The Alachua County School Board represents the public interest in local education. When community members raise concerns, the board’s willingness to deliberate openly rather than rubber-stamp administrative decisions is a sign of institutional health, not dysfunction. Reassignments are far preferable to the blunt instruments of termination or leave-without-pay, and they allow districts to redeploy experienced personnel where they may be better suited.
Critics of administrative reshuffles often conflate disruption with harm. Change in leadership at a school or department can be unsettling, but stability for its own sake is not a virtue if the existing arrangement is not serving students. Districts that refuse to make difficult personnel calls out of a fear of controversy often entrench mediocrity. The board’s willingness to act — even under community pressure — reflects the kind of principled leadership that long-term institutional health requires.
Ultimately, the board was elected to make exactly these kinds of decisions. Community input matters, but so does the board’s responsibility to the whole district.

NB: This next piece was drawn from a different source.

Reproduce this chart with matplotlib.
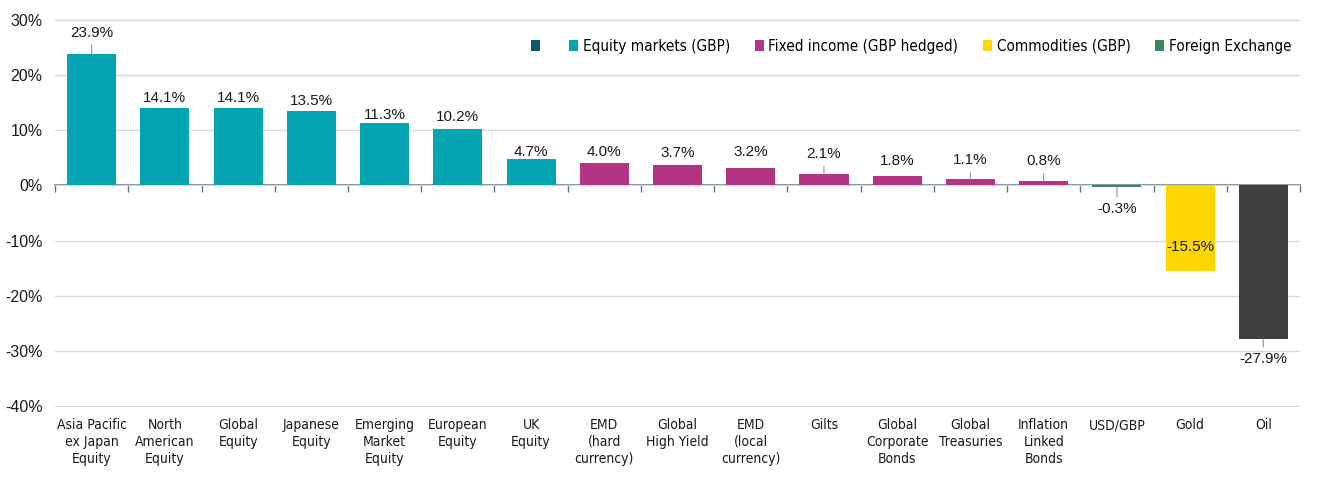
import numpy as np
import matplotlib.pyplot as plt
from matplotlib.patches import Patch

# Dados do gráfico
categories = ["Asia Pacific\nex Japan\nEquity", "North\nAmerican\nEquity", "Global\nEquity",
              "Japanese\nEquity", "Emerging\nMarket\nEquity", "European\nEquity", "UK\nEquity",
              "EMD\n(hard\ncurrency)", "Global\nHigh Yield", "EMD\n(local\ncurrency)", "Gilts",
              "Global\nCorporate\nBonds", "Global\nTreasuries", "Inflation\nLinked\nBonds",
              "USD/GBP", "Gold", "Oil"]
values = [23.9, 14.1, 14.1, 13.5, 11.3, 10.2, 4.7, 4.0, 3.7, 3.2, 2.1, 1.8, 1.1, 0.8, -0.3, -15.5, -27.9]
groups = ["eq"] * 7 + ["fi"] * 7 + ["fx", "com", "oil"]
legend_labels = ["", "Equity markets (GBP)", "Fixed income (GBP hedged)", "Commodities (GBP)", "Foreign Exchange"]

colors = {"eq": "#05A4B3", "fi": "#B33483", "com": "#FFD700", "fx": "#3D8660", "oil": "#404040"}
legend_colors = ["#0B5A6A", colors["eq"], colors["fi"], colors["com"], colors["fx"]]

# Layout dos rótulos (px entre fim da barra e centro do rótulo; positivo = para cima)
label_gap_px = [21, 10, 10, 10, 8, 12, 7, 11, 12, 16, 20, 15, 19, 20, -22, 24, -20]
leader = [True, False, False, False, False, False, False, False, False, False,
          True, False, True, True, True, False, True]

plt.rcParams['font.family'] = ['Liberation Sans', 'DejaVu Sans']
narrow = dict(family='DejaVu Sans', stretch='condensed')

fig = plt.figure(figsize=(13.23, 4.94), dpi=100)
ax = fig.add_axes([0.0416, 0.176, 0.9410, 0.7855])

x = np.arange(len(values))
ax.bar(x, values, width=0.67, color=[colors[g] for g in groups], zorder=3)

ax.set_xlim(-0.5, len(values) - 0.5)
ax.set_ylim(-40.15, 30.15)
ax.set_yticks(np.arange(-40, 31, 10))
ax.set_yticklabels([f"{t}%" for t in range(-40, 31, 10)], fontsize=11.5, color="#1a1a1a")
ax.grid(axis='y', color="#D9D9D9", lw=1, zorder=0)
for s in ax.spines.values():
    s.set_visible(False)
ax.tick_params(axis='y', length=0, pad=9)

ax.set_xticks(x)
ax.set_xticklabels(categories, fontsize=10, color="#1a1a1a", linespacing=1.25, **narrow)
ax.tick_params(axis='x', length=0, pad=8)

# Eixo do zero com marcas entre categorias (para baixo)
y0 = (0 - ax.get_ylim()[0]) / (ax.get_ylim()[1] - ax.get_ylim()[0])
sec = ax.secondary_xaxis(y0)
sec.set_xticks(np.arange(-0.5, len(values), 1))
sec.set_xticklabels([])
sec.tick_params(axis='x', length=5, width=1, color="#5F7381", direction='in')
for s in sec.spines.values():
    s.set_color("#5F7381")
    s.set_linewidth(1.2)

for i, v in enumerate(values):
    off = label_gap_px[i] * 0.72
    props = dict(arrowstyle='-', color="#A0A0A0", lw=0.9, shrinkA=2, shrinkB=0) if leader[i] else None
    ax.annotate(f"{v:.1f}%", xy=(i, v), xytext=(0, off), textcoords='offset points',
                ha='center', va='center', fontsize=11, color="#1a1a1a",
                arrowprops=props, zorder=4)

handles = [Patch(facecolor=c, edgecolor='none') for c in legend_colors]
ax.legend(handles, legend_labels, ncol=5, loc='center right', bbox_to_anchor=(1.004, 0.93),
          frameon=False, handlelength=0.6, handleheight=0.7, handletextpad=0.3,
          columnspacing=1.6, prop=dict(size=11, **narrow))

fig.savefig("out.png", dpi=100)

If the reassignments reflect sound educational judgment, the board should see the process through, confident that transparency and good-faith deliberation are its best defenses against criticism.
Counterpoint
When a school board’s administrative reassignments draw enough community concern to reach the public meeting agenda, that is a signal worth taking seriously. Reassignments — particularly those that appear sudden, unexplained, or politically motivated — can destabilize schools, demoralize staff, and undermine the trust that effective public education depends upon. The community’s concerns deserve more than a procedural hearing; they deserve a substantive response.

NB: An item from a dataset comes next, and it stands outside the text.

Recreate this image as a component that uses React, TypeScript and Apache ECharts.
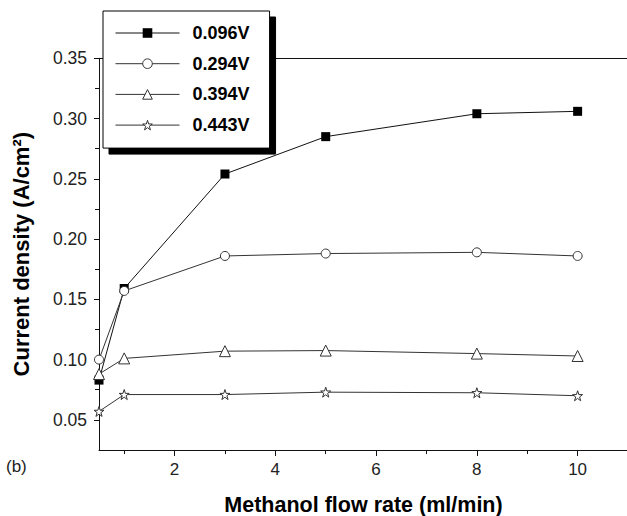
import { useEffect, useRef } from "react";
import * as echarts from "echarts";

// Methanol flow rate (ml/min) at which each current density was measured
const flowRates = [0.5, 1, 3, 5, 8, 10];

// Series labels (cell voltage)
const seriesNames = ["0.096V", "0.294V", "0.394V", "0.443V"];

// Current density (A/cm²) for each voltage
const current096 = [0.083, 0.159, 0.254, 0.285, 0.304, 0.306];
const current294 = [0.1, 0.157, 0.186, 0.188, 0.189, 0.186];
const current394 = [0.088, 0.101, 0.107, 0.1075, 0.105, 0.103];
const current443 = [0.057, 0.071, 0.071, 0.073, 0.0725, 0.07];

// Tick positions
const xMajorTicks = [2, 4, 6, 8, 10];
const xMinorTicks = [1, 3, 5, 7, 9];
const yMajorTicks = [0.05, 0.1, 0.15, 0.2, 0.25, 0.3, 0.35];
const yMinorTicks = [0.075, 0.125, 0.175, 0.225, 0.275, 0.325];

const FONT = "'Liberation Sans', Arial, Helvetica, sans-serif";
const INK = "#111";
const GREY = "#333";

const STAR =
  "path://M50,2 L61.8,37.6 L99,37.6 L68.9,59.6 L80.3,95 L50,73.2 L19.7,95 L31.1,59.6 L1,37.6 L38.2,37.6 Z";

const toPairs = (ys: number[]) => flowRates.map((x, i) => [x, ys[i]]);

export default function App() {
  const ref = useRef<HTMLDivElement>(null);

  useEffect(() => {
    if (!ref.current) return;
    const chart = echarts.init(ref.current, undefined, { renderer: "svg" });

    const baseX = {
      type: "value" as const,
      min: 0.5,
      max: 11,
      splitLine: { show: false },
    };
    const baseY = {
      type: "value" as const,
      min: 0.025,
      max: 0.35,
      splitLine: { show: false },
    };

    const thinLine = { color: INK, width: 1 };
    const greyLine = { color: GREY, width: 1 };

    // marker styles shared by plot and legend
    const markStyles = [
      { color: "#000", borderWidth: 0 },
      { color: "#fff", borderColor: GREY, borderWidth: 1 },
      { color: "#fff", borderColor: GREY, borderWidth: 1 },
      { color: "#fff", borderColor: GREY, borderWidth: 1 },
    ];
    const markLines = [thinLine, greyLine, greyLine, greyLine];

    chart.setOption({
      animation: false,
      backgroundColor: "#fff",
      textStyle: { fontFamily: FONT },
      grid: {
        left: 99,
        top: 58.3,
        width: 529,
        height: 391.7,
        containLabel: false,
        outerBoundsMode: "none",
      },
      legend: {
        orient: "vertical",
        left: 103,
        top: 11,
        padding: [13, 20, 14, 12],
        itemWidth: 64,
        itemHeight: 12,
        itemGap: 12.7,
        backgroundColor: "#fff",
        borderColor: "#000",
        borderWidth: 1,
        shadowColor: "#000",
        shadowOffsetX: 6,
        shadowOffsetY: 6,
        shadowBlur: 0,
        textStyle: {
          fontFamily: FONT,
          fontSize: 18,
          fontWeight: "bold",
          color: "#000",
          lineHeight: 18,
          padding: [0, 0, 0, 8],
        },
        data: seriesNames.map((name, i) => ({
          name,
          itemStyle: markStyles[i],
          lineStyle: markLines[i],
        })),
      },
      xAxis: [
        {
          ...baseX,
          position: "bottom",
          axisLine: { show: true, lineStyle: { color: INK, width: 1 } },
          axisTick: {
            show: true,
            length: 6,
            customValues: xMajorTicks,
            lineStyle: { color: INK },
          },
          axisLabel: {
            show: true,
            customValues: xMajorTicks,
            fontSize: 17,
            color: "#222",
            fontFamily: FONT,
            margin: 11,
          },
          name: "Methanol flow rate (ml/min)",
          nameLocation: "middle",
          nameGap: 44,
          nameTextStyle: {
            fontFamily: FONT,
            fontSize: 21.5,
            fontWeight: "bold",
            color: "#000",
          },
        },
        {
          ...baseX,
          position: "bottom",
          axisLine: { show: false },
          axisTick: {
            show: true,
            length: 4,
            customValues: xMinorTicks,
            lineStyle: { color: INK },
          },
          axisLabel: { show: false },
        },
        {
          ...baseX,
          position: "top",
          axisLine: { show: true, lineStyle: { color: INK, width: 1 } },
          axisTick: { show: false },
          axisLabel: { show: false },
        },
      ],
      yAxis: [
        {
          ...baseY,
          position: "left",
          axisLine: { show: true, lineStyle: { color: INK, width: 1 } },
          axisTick: {
            show: true,
            length: 5,
            customValues: yMajorTicks,
            lineStyle: { color: INK },
          },
          axisLabel: {
            show: true,
            customValues: yMajorTicks,
            formatter: (v: number) => v.toFixed(2),
            fontSize: 17.5,
            color: "#222",
            fontFamily: FONT,
            margin: 12,
          },
          name: "Current density (A/cm²)",
          nameLocation: "middle",
          nameRotate: 90,
          nameGap: 67,
          nameTextStyle: {
            fontFamily: FONT,
            fontSize: 22,
            fontWeight: "bold",
            color: "#000",
          },
        },
        {
          ...baseY,
          position: "left",
          axisLine: { show: false },
          axisTick: {
            show: true,
            length: 4,
            customValues: yMinorTicks,
            lineStyle: { color: INK },
          },
          axisLabel: { show: false },
        },
      ],
      graphic: [
        {
          type: "text",
          left: 6,
          top: 458,
          style: { text: "(b)", fontFamily: FONT, fontSize: 17, fill: "#222" },
        },
      ],
      series: [
        {
          name: seriesNames[0],
          type: "line",
          data: toPairs(current096),
          symbol: "rect",
          symbolSize: 9,
          itemStyle: markStyles[0],
          lineStyle: markLines[0],
        },
        {
          name: seriesNames[1],
          type: "line",
          data: toPairs(current294),
          symbol: "circle",
          symbolSize: 9,
          itemStyle: markStyles[1],
          lineStyle: markLines[1],
        },
        {
          name: seriesNames[2],
          type: "line",
          data: toPairs(current394),
          symbol: "triangle",
          symbolSize: 11,
          itemStyle: markStyles[2],
          lineStyle: markLines[2],
        },
        {
          name: seriesNames[3],
          type: "line",
          data: toPairs(current443),
          symbol: STAR,
          symbolSize: 10,
          itemStyle: markStyles[3],
          lineStyle: markLines[3],
        },
      ],
    });

    return () => chart.dispose();
  }, []);

  return (
    <div
      ref={ref}
      style={{ position: "fixed", left: 0, top: 0, width: 627, height: 516 }}
    />
  );
}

Administrators develop relationships with teachers, families, and students over years. Abrupt reassignments disrupt those relationships and can send a chilling message to other staff about job security and institutional loyalty. In districts where reassignments have been used historically as a form of retaliation or political maneuvering, community skepticism is not paranoia — it is institutional memory. The Alachua County community has every right to ask hard questions about the rationale, timing, and process behind these moves.
Transparency is the central issue. Personnel decisions in public education are often shielded from full public scrutiny under privacy protections, but that opacity cuts both ways. When the public cannot see the reasoning, it cannot evaluate whether the board is acting in students’ best interests or for other reasons. The board owes the community at least a clear articulation of the criteria by which reassignments are made and the process by which affected administrators may respond.
A board that proceeds with reassignments over sustained community objection — without meaningful explanation — risks eroding the civic trust that public schools require to function. Accountability runs in both directions: administrators are accountable to the board, but the board is accountable to the public. Dismissing community concerns as mere resistance to change is itself a failure of leadership.